The Watson and Brenner collections, which have been used many times since they were donated to the CSHL Archives, have proven to be dynamic sources for research. Following the publication of landmark works including Watson’s confessional classic The Double Helix in 1968 and Horace Freeland Judson’s The Eighth Day of Creation 11 years later, most historians were content to believe that the archives had been fully explored and would not reveal much more about the double helix story.
But Brenner’s collection made headlines in September 2010, when Drs. Alex Gann and Jan Witkowski of CSHL published an article in Nature revealing that they had discovered, within papers of the Brenner collection now being digitized, a cache of letters and other priceless papers belonging to Dr. Francis Crick, Watson’s collaborator in the discovery of the double helix.
Thirty-four of the newfound letters in the Brenner cache are between Crick and Maurice Wilkins, another seminal figure in the double helix discovery story, and the third recipient of the shared 1962 Nobel Prize for the discovery. Intriguingly, these letters draw attention to what Gann and Witkowski have described as Wilkins’ “tortured soul” during the critical period 1951-53, when Watson and Crick were alternately put on, taken off and then restored to an effort at Cambridge University to discover DNA’s structure.

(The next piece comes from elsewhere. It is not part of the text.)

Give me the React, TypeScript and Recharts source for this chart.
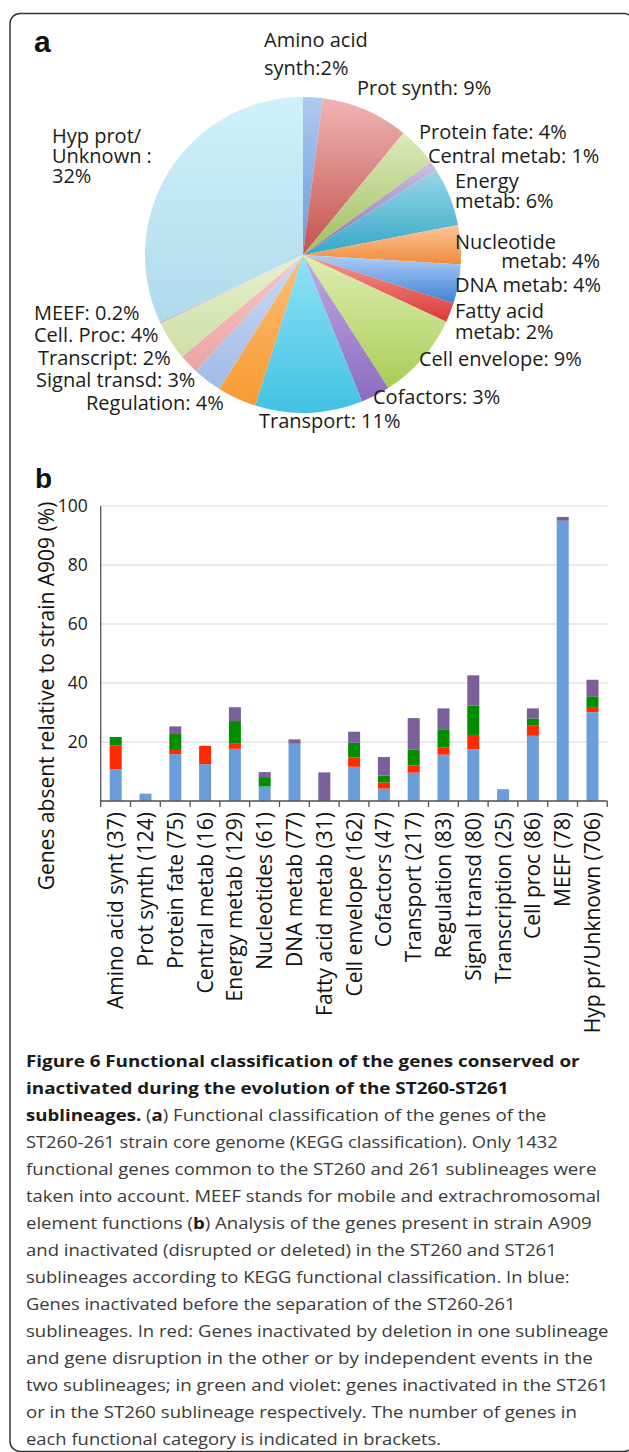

All of these letters and related papers—collected and saved by Brenner years ago when he was vacating an office at the University of Cambridge that he and Crick had once shared—are included in the CSHL-Wellcome digitization project.
Will digitization be the end of first-hand examination of original historical documents? “Not a chance,” says Pollock. “Just because a collection has been digitized does not mean that researchers will stop wanting to see original documents. In fact, I believe we will gain different categories of visitors, whose interests will be piqued by seeing the collections online, and who will be motivated to stop in at CSHL to see these and the huge assortment of other original documents that we have on file.”
At the CSHL Library and Archive, many visitors spend time perusing the collections of other major figures in the history of molecular biology who were contemporaries of Crick, Watson and Brenner—Wally Gilbert, Norton Zinder, Hermann Muller, and many others.
“Making the digitized versions of these collections available opens the door to a variety of creative uses,” Pollack also notes. “Whereas the content of the original documents has, in the past, found its way mostly into books and other scholarly publications, the digital files can be inserted directly into online exhibitions, blogs, lecture and classroom presentations, emails, and text messages, just to name a few possibilities.
“But for students and people everywhere who are just curious, who want to look at notebooks and drawings of the people who first thought about the double helix, for example—those items will soon be online, and anyone will be able to vicariously experience the great discovery, without stepping away from their home or school computer!”